__Task statement__
In the material below, the lines containing the word "this" are required; copy each of them.

* * * * * * *

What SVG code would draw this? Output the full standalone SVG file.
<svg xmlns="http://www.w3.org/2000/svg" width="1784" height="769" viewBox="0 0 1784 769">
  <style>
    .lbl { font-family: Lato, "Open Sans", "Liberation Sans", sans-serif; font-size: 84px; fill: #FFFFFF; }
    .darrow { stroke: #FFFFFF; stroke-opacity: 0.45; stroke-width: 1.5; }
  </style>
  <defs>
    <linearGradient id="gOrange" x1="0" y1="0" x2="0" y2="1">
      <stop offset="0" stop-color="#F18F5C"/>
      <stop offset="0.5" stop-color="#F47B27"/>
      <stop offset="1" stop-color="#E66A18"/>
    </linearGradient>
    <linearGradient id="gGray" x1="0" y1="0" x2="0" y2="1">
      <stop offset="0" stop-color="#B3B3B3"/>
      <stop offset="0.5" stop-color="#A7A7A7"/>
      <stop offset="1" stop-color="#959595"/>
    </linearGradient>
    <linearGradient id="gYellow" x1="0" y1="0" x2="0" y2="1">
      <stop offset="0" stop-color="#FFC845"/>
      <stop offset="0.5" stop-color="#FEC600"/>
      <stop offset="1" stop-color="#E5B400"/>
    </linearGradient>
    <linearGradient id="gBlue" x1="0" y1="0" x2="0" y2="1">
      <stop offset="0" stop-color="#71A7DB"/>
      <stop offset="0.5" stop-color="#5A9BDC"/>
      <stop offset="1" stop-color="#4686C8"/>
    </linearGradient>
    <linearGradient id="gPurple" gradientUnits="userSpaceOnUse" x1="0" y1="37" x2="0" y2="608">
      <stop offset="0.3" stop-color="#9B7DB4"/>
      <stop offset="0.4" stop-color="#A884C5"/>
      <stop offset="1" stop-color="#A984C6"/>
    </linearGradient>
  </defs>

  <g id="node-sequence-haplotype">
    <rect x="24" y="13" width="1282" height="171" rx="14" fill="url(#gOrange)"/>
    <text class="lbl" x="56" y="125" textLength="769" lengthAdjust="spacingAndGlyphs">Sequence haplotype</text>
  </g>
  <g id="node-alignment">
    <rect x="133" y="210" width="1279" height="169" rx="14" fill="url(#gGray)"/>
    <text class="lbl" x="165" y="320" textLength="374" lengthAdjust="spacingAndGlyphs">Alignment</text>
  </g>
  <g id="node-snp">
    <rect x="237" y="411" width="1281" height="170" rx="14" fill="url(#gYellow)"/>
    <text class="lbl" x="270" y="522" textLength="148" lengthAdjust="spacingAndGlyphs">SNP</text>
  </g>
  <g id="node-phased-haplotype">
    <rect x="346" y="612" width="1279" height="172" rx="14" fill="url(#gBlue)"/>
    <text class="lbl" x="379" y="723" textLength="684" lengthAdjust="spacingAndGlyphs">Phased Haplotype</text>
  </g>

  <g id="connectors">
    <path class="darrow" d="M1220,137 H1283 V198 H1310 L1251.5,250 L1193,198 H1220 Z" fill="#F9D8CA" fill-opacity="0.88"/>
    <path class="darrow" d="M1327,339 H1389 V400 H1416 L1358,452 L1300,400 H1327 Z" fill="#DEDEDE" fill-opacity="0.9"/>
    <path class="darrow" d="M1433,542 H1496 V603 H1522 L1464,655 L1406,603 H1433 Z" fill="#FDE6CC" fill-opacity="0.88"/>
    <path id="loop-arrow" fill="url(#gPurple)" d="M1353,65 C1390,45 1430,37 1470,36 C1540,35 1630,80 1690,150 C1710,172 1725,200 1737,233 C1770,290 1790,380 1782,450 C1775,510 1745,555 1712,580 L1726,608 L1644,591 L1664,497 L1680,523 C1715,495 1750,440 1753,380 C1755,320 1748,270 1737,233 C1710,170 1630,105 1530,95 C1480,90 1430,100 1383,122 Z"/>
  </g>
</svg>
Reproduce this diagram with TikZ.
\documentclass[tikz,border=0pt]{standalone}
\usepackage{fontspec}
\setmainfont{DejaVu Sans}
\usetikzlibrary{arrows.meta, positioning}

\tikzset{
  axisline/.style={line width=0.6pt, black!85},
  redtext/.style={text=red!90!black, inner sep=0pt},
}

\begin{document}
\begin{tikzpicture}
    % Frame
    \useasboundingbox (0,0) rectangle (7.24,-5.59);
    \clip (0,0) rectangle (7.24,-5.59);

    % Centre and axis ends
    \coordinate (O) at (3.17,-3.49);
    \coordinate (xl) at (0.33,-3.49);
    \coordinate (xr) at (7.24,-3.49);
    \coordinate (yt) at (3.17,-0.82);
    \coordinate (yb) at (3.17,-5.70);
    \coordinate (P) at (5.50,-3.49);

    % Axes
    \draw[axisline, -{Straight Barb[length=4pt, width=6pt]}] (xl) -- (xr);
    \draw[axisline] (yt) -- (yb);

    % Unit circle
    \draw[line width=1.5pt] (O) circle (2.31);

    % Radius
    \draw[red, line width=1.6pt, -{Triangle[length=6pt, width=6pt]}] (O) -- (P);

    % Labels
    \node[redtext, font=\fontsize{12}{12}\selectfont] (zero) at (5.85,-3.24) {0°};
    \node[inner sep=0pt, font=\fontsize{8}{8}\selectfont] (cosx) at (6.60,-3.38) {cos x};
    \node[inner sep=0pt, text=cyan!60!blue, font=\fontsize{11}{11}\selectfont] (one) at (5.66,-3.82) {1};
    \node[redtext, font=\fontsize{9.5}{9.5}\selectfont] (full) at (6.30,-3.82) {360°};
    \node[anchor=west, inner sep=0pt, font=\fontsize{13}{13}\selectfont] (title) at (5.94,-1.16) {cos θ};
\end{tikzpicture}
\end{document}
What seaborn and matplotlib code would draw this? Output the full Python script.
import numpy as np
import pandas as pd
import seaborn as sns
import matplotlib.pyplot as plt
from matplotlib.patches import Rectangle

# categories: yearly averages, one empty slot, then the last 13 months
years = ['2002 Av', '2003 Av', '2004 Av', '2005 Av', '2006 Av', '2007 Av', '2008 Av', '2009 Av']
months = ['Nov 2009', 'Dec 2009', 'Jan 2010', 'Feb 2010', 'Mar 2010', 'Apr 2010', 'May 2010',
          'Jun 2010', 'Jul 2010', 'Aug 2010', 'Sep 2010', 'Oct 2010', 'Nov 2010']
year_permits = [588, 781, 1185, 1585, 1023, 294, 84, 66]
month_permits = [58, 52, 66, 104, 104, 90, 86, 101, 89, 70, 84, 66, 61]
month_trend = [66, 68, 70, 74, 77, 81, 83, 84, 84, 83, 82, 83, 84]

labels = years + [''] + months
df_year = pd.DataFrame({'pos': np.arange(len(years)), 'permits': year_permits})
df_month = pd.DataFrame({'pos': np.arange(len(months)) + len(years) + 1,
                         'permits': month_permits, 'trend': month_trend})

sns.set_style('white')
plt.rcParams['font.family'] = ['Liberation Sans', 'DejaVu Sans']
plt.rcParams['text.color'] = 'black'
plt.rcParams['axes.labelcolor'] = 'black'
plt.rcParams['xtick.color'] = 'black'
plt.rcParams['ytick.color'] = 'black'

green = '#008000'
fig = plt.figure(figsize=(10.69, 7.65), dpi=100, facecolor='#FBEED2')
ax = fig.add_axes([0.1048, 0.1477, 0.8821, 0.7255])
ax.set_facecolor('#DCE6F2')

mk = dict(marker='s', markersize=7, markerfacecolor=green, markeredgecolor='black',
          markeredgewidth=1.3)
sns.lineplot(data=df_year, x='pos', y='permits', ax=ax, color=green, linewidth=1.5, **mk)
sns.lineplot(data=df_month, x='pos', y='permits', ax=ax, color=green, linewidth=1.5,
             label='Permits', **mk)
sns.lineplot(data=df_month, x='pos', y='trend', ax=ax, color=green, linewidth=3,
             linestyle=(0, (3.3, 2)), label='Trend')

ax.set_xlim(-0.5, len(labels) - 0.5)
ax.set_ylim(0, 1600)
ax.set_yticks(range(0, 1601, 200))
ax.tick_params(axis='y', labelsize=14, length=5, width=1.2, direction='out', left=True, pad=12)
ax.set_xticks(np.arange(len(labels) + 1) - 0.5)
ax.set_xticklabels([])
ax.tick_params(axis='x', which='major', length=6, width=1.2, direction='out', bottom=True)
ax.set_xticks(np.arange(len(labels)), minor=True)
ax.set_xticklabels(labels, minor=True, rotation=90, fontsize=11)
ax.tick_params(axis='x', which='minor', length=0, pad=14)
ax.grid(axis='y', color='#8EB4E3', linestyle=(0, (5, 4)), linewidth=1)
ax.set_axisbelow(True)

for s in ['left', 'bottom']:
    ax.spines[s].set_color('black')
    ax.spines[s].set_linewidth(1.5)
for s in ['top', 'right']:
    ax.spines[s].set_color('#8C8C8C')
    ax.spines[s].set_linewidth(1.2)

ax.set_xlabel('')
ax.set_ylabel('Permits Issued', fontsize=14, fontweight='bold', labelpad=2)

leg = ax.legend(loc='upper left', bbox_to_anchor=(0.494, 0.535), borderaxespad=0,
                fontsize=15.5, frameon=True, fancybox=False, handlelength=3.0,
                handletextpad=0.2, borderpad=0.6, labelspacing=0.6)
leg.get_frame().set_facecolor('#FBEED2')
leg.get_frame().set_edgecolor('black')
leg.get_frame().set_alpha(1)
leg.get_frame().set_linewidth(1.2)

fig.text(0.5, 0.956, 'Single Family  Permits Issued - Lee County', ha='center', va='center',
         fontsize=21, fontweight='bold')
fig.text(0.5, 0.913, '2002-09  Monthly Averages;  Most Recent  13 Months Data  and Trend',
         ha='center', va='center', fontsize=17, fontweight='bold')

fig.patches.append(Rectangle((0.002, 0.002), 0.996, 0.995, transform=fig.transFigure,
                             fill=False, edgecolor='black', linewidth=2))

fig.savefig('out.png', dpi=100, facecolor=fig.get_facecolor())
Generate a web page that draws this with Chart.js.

* * * * * * *

__Expected answer__
What SVG code would draw this? Output the full standalone SVG file.
Reproduce this diagram with TikZ.
What seaborn and matplotlib code would draw this? Output the full Python script.
Generate a web page that draws this with Chart.js.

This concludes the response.